Throne may be a familiar tale, but Ahmed presents it in an unfamiliar way and with uncanny skill. Doctor Makhslood is a dynamic and endearing character, noble of heart and world weary under the burden of his calling. The Doctor is the engine that drives the narrative, and Ahmed brings him to life through a wonderful mix of dialogue and inner monologue. Yet, most important element of his character development is his interaction with the supporting cast.
Through the supporting cast, the Doctor is truly brought to life. Each of the characters complement the Doctor in some way. Raseed’s youth and naivety is a source of constant irritation to the experienced Doctor. Zamia’s nomadic roots contrasts sharply with Adoulla’s educated and urbane existence. Lastly, Dawood and Litaz’s marriage and companionship reveals a missing element of Doctor Makhslood otherwise full life; it reminds him of what he has sacrificed. Yet for all of their differences, the characters are bound by a desire to do God’s work. Out of this arrangement springs the novel’s wonderful dialogue.
The novel’s antagonists are also presented in a nuanced and complementary manner. Orshado is the primary villain, and he typifies his role beautifully. Orshado is a vile man in both mien and manner. Accentuating his aura of evil is the fact that he does not speak, instead leaving this to his supernatural minion Mouw Awa. Orshado is evil’s evil-- alien in motivation to the masses of humanity. Providing contrast to the simplicity of Orshado are the dueling characters of the Khalif and the Falcon Prince. The Khalif is amoral and selfish; his people suffer under his self-indulgent tyranny. Opposing him is the Falcon Prince. He is a man of the people who is filled with righteous fury-- willing to kill, murder and steal in the name of the greater good.
Ahmed’s world-building in Thone is equally fantastic. To simply call it Arabian would be dismissive and overly reductive. Ahmed has brought to bear a studied knowledge of peoples and cultures stretching from Cordoba to Mumbai. Drawing together these threads of inspiration, Ahmed has woven a tapestry whose milieu is both familiar and unique. The setting also integrates into the dialogue with atypical phraseology such as the useage of Auntie and Uncle. All in all, the world-building is well done and refreshing.
Lastly, you cannot ignore Ahmed’s skillful writing. Throne is impeccably crafted. You can feel the obsessive focus on the characters and the plot. There are few extraneous words and even fewer extraneous passages. The pacing is very uptempo and is never derailed by obnoxious info dumps or side stories. The novel isn’t simply all action either; Ahmed deftly layers questions of duty, honor, sacrifice, and faith within the narrative. Gluing everything together is the wonderful dialogue. Each character speaks with a unique voice-- which is a feat given the diverse cast.

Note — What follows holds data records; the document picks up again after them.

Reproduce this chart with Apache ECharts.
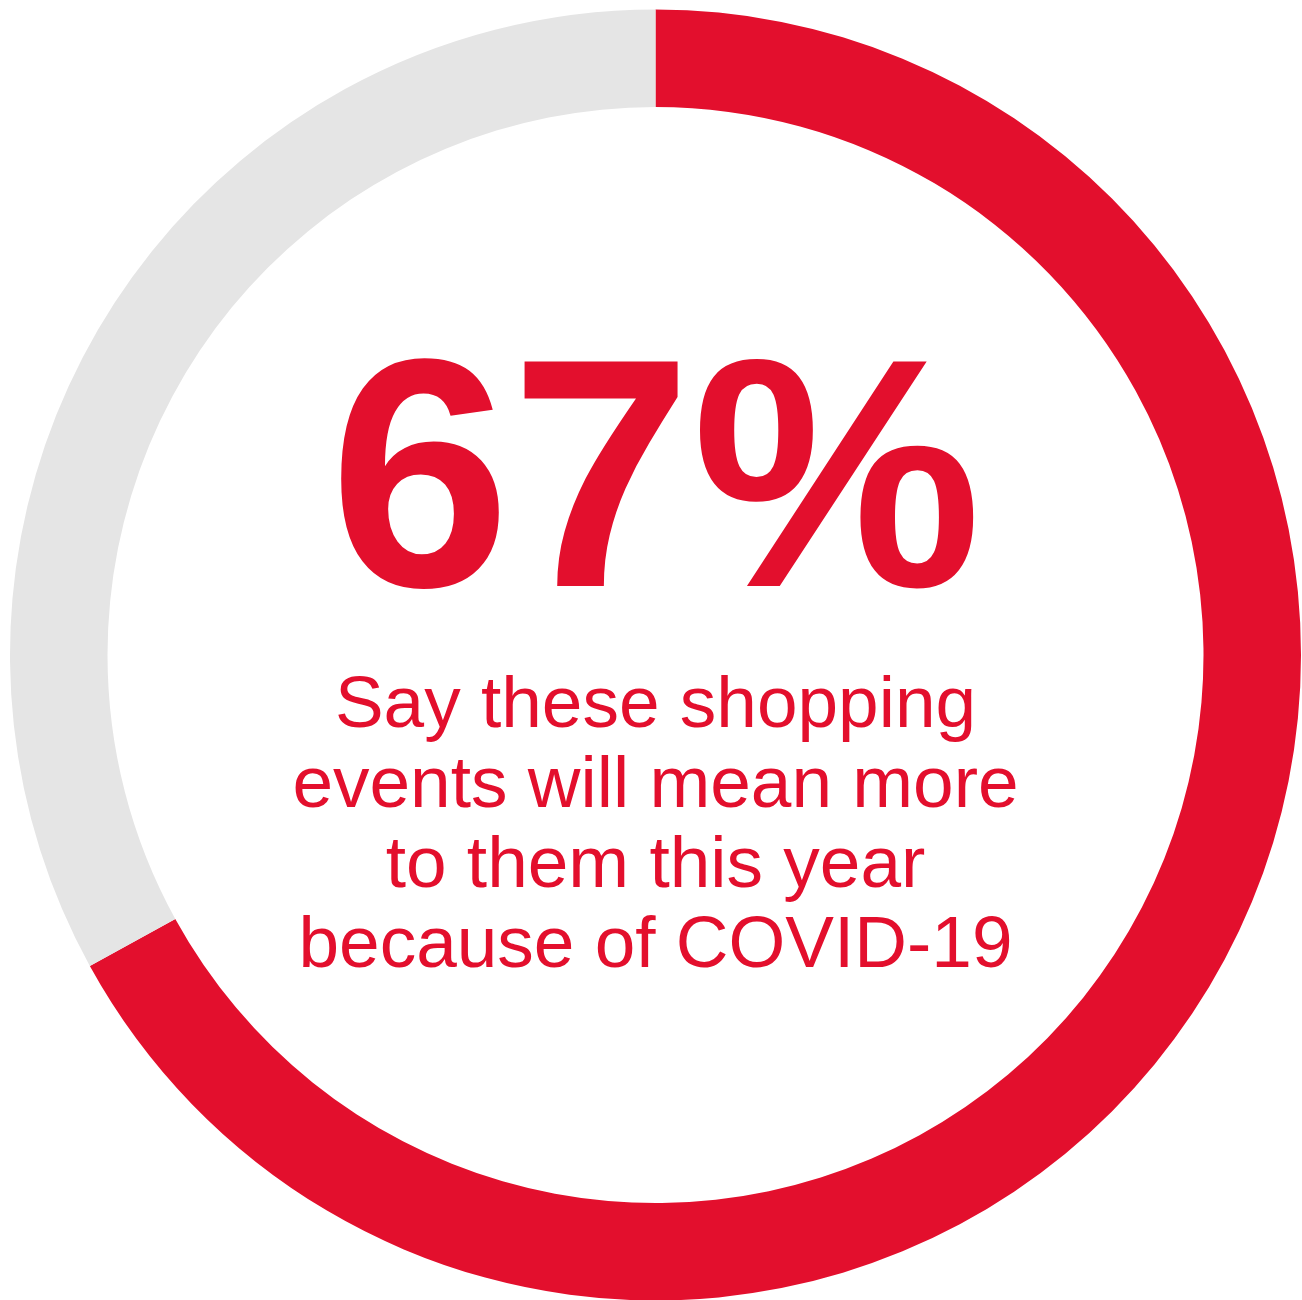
<!DOCTYPE html>
<html>
<head>
<meta charset="utf-8">
<title>Shopping events and COVID-19</title>
<script src="https://cdn.jsdelivr.net/npm/echarts@6/dist/echarts.min.js"></script>
<style>
  html, body { margin: 0; padding: 0; background: #ffffff; }
  #chart { width: 1302px; height: 1300px; }
</style>
</head>
<body>
<div id="chart"></div>
<script>
// Share of respondents (percent)
const categories = ['Will mean more', 'Other'];
const shares = [67, 33];
const sliceColors = ['#E30F2D', '#E5E5E5'];
const captionLines = [
  'Say these shopping',
  'events will mean more',
  'to them this year',
  'because of COVID-19'
];

const chart = echarts.init(document.getElementById('chart'), null, { renderer: 'canvas' });

const CX = 655.5, CY = 655;
const RED = sliceColors[0];
const FONT = '"Liberation Sans", Arial, Helvetica, sans-serif';

chart.setOption({
  animation: false,
  backgroundColor: '#ffffff',
  series: [{
    type: 'pie',
    silent: true,
    center: [CX, CY],
    radius: [548, 645.5],
    startAngle: 90,
    clockwise: true,
    label: { show: false },
    labelLine: { show: false },
    emphasis: { disabled: true },
    itemStyle: { borderWidth: 0 },
    data: categories.map((name, i) => ({
      name: name,
      value: shares[i],
      itemStyle: { color: sliceColors[i] }
    }))
  }],
  graphic: [
    {
      type: 'text',
      x: CX,
      y: 496,
      silent: true,
      style: {
        text: shares[0] + '%',
        fill: RED,
        font: 'bold 326px ' + FONT,
        align: 'center',
        verticalAlign: 'middle'
      }
    },
    {
      type: 'text',
      x: CX,
      y: 827,
      silent: true,
      style: {
        text: captionLines.join('\n'),
        fill: RED,
        font: '73px ' + FONT,
        lineHeight: 80,
        align: 'center',
        verticalAlign: 'middle'
      }
    }
  ]
});
</script>
</body>
</html>
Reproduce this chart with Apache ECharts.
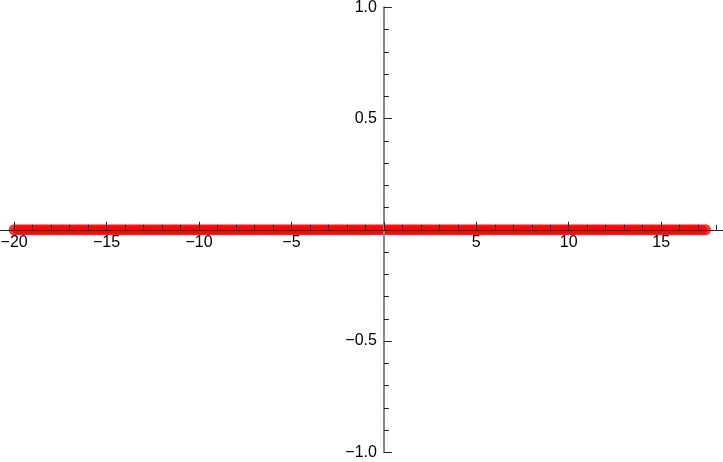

There were a few things I disliked about Throne. My biggest complaint lies with the under-utilization of Zamia. I wish Ahmed would have given her more attention, especially after the attack by Mouw Awa. Instead, too much of her interaction seem to happen off scene. Whereas Raseed had his errand for the crimson quicksilver and his accompaniment of Litaz to Yaseer to add nuance to his character. Without a comparable narrative sequence, I feel that Zamia’s character remains underdeveloped. I am hoping this is fixed in the second novel in The Crescent Moon Kingdoms.
Throne of the Crescent Moon is a brilliant debut novel and a great novel by any standard. Above all, Throne is incredibly well written. Saladin Ahmed presents a familiar tale but makes it his own with an unfamiliar setting and protagonist. In addition, Ahmed elevates the traditional sword and sorcery format by weaving in social observations, moral quandaries and emotional costs to the story’s characters. Throne of the Crescent Moon is a great novel, and I highly recommend it.
"Instead of a blissful marriage, he had monstrosities on his mind and a pile of “should haves” pressing down upon his soul."
"No doubt the dervish was twisting himself in knots trying to square the circle of his pious oaths with a young man’s natural reactions, and only half aware he was doing so."
“'Patience, little moon, is a warrior’s virtue,' he would say. 'Your strength alone is not enough. You must have knowledge, too, little rose. And judgment. And, as I say, little emerald, patience.'”
"Matters of state were about hypocrisy as much as anything else."
"Then Doctor Adoulla Makhslood got down on his knees, touched his forehead to the ground, and wept before the woman he would wed."